Technical debt is simply:
The amount of time, money, or effort it takes to work around, manage, and fix bad decision/implementation decisions.
Or as my friend and former colleague Duane Gran puts it (summarized, not verbatim):
Technical debt is like leaving dirty dishes in the sink. You're going to have to wash them anyway, but in the meantime they just stack up.
If you look through the issue tracker of any Open Source project or even your own issue tracker, you'll notice that every project has a bit. It could be little things that a small focused effort could effectively resolve or it could be "OMG we need re-write the app from the ground up" sorts of issues. Either way, just like real financial debt, you have to determine when it is necessary to take on or pay off some of the debt, die under the sheer weight of it all, or figure out how to manage it effectively.
Pay It or Take It:
I'd love to be able to say "you should always fix issues as soon as you find them" or even "All technical debt is bad", but the world doesn't work that way.
There are numerous times where issues will have to be overlooked either due to lack of time, effort, and understanding… or just because something more important has yet to be done. Whenever you look at your software with a critical eye, you will find things large and small that could be faster, easier, better, make better use of memory, be more secure, etc, etc, etc. The list goes on…you'll never have enough time to fix everything, you have to prioritize.

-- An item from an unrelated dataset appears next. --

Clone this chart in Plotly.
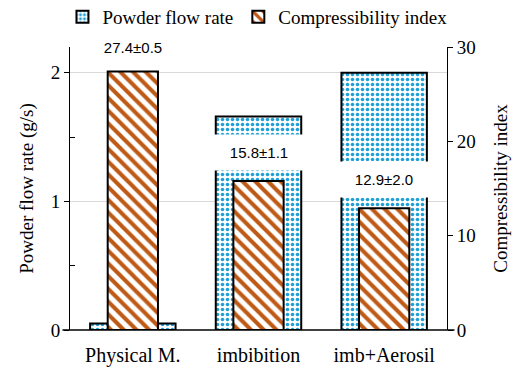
import plotly.graph_objects as go

categories = ["Physical M.", "imbibition", "imb+Aerosil"]
flow_rate = [0.05, 1.66, 2.0]
compress = [27.4, 15.8, 12.9]
compress_labels = ["27.4±0.5", "15.8±1.1", "12.9±2.0"]
label_pos = [30.0, 18.8, 16.0]

fig = go.Figure()
fig.add_trace(go.Bar(
    x=categories, y=flow_rate, name="Powder flow rate", yaxis="y", width=0.68,
    marker=dict(color="white", opacity=1, line=dict(color="black", width=2),
                pattern=dict(shape=".", fgcolor="#1E9FD6", bgcolor="white", size=5,
                             solidity=0.4, fgopacity=1)),
))
fig.add_trace(go.Bar(
    x=categories, y=compress, name="Compressibility index", yaxis="y2", width=0.4,
    marker=dict(color="white", opacity=1, line=dict(color="black", width=2),
                pattern=dict(shape="\\", fgcolor="#BE5A16", bgcolor="white", size=9,
                             solidity=0.45, fgopacity=1)),
))

for c, t, p in zip(categories, compress_labels, label_pos):
    fig.add_annotation(x=c, y=p, yref="y2", text=t, showarrow=False,
                       bgcolor="white", borderpad=9, width=88,
                       font=dict(family="Liberation Sans", size=15, color="black"))

# baseline extending slightly past both axes
fig.add_shape(type="line", xref="paper", yref="paper", x0=-0.02, x1=1.02, y0=0, y1=0,
              line=dict(color="black", width=1.5))

serif = "Liberation Serif"
fig.update_layout(
    width=514, height=375,
    margin=dict(l=62, r=75, t=39, b=53, autoexpand=False),
    plot_bgcolor="white", paper_bgcolor="white",
    barmode="overlay",
    font=dict(family=serif, size=18, color="black"),
    showlegend=True,
    legend=dict(orientation="h", x=-0.02, xanchor="left", y=1.106, yanchor="middle",
                font=dict(family=serif, size=19), itemwidth=30, traceorder="normal",
                bgcolor="rgba(0,0,0,0)"),
    xaxis=dict(showline=False, ticks="outside", ticklen=7, tickcolor="rgba(0,0,0,0)",
               tickfont=dict(family=serif, size=20)),
    yaxis=dict(range=[0, 2.2], tickvals=[0, 1, 2], showline=True, linecolor="black",
               linewidth=1, ticks="outside", ticklen=5, tickcolor="black",
               showgrid=True, gridcolor="#D9D9D9", zeroline=False,
               minor=dict(tickvals=[0.5, 1.5], ticks="inside", ticklen=5, tickcolor="black", showgrid=False),
               title=dict(text="Powder flow rate (g/s)", font=dict(family=serif, size=19), standoff=12),
               tickfont=dict(family=serif, size=19)),
    yaxis2=dict(range=[0, 30], tickvals=[0, 10, 20, 30], overlaying="y", side="right",
                showline=True, linecolor="black", linewidth=1, ticks="outside", ticklen=5,
                tickcolor="black", showgrid=False, zeroline=False,
                title=dict(text="Compressibility index", font=dict(family=serif, size=19), standoff=18),
                tickfont=dict(family=serif, size=19)),
)

fig.write_html("out.html")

While you might think it's a great idea to say "All technical debt is bad!", it simply doesn't work that way. One of my geek mentors Martin Fowler – author of two of my favorite technology books "Refactoring" and "Patterns of Enterprise Application Architecture" – points out that there are times when business needs/timelines might outweigh "doing it the right way". Regardless, you need to note/log this debt to manage it.
Whenever I look at my full todo list for web2project, I want to hide under the bed. There are simple things that simply require a lot of time – formatting the code to following the PEAR coding standard – but then there are wildly complex things that to include them here would force me under the bed again. But every single one of the items is logged.
Die Under the Weight of It All:
In the Open Source world, one of two things tends to happen at this point… the project grinds to a halt or someone decides to re-write it from the ground up.
When a project dies, it's quiet and subtle. The team tends to only work on the "fun" things and new functionality that doesn't touch the old messes. The releases come farther and farther apart with smaller and smaller improvements. The commits slow to a trickle. Eventually the team itself stops interacting with the community as they've moved on to other priorities. I've seen it more times than I can count and it's hard to blame the team in the slightest… after all, this is starting to look like real work and they're not getting paid for this effort.
On the flip side, quite often the team will decide to re-write from the ground up. They create a grand scheme for replacing the whole system with something clean, cool, and amazing. While the plan looks good on paper, it normally doesn't happen that way. The timeline is much longer than initially imagined and the work is more than they thought, and often the team drifts away and the project quietly dies (as above). Regardless, if a strong vision can keep the team together, a re-write could be successful.
In the commercial world, the quiet death seems to be rare. After all, if a product is generating revenue, it's unlikely to be shelved without a replacement. Therefore, I believe complete re-writes are much more common… Windows Vista, Netscape/Mozilla, etc.
Manage It Effectively:
We've all had that one library, class, or method that irritates everyone on the project. It's probably a performance bottleneck, it's prone to breaking, and it haunts you in your sleep. I'd wager that you have something even worse in your code… something that has worked well enough so far that no one has noticed how nasty and hacked together that is. And this is where technical debt is the nastiest: When you don't know you have it.
Sometime soon you'll have a major release, there will be customers screaming at you, your boss will be on his twelfth cup of coffee (and 28th time past your cube), and your email will be blowing up is the one time this monstrosity is going to break. It's not going to break and fail safe like a good little piece of software, it will fail spectacularly. It's going to fail and spew garbage across your database tables, take down your server, and even kick your dog… twice.
The problem is that if you don't know where your potential problems are – even if you can't fix them immediately – you don't know how to mitigate risks appropriately. When you find problems in the system, you have to do one of two things: Fix them or log them.
And here's the key: Every time you find debt, log it and prioritize it.
Your priorities can be as simple as: "Now!", "Soon", "Later", and "Wouldn't it be nice?"
With every debt "on the books" and prioritized when there are new feature requests or you have a bit of downtime, you have a better idea of what needs to be done and what could be done. In addition, by keeping this information along with the existing issue list, you can relate it to other issues and quite often you'll see patterns emerge where the areas with the most technical are also the areas with the most bugs. This will allow you to track down and eliminate the debts where your payment is the highest and most painful.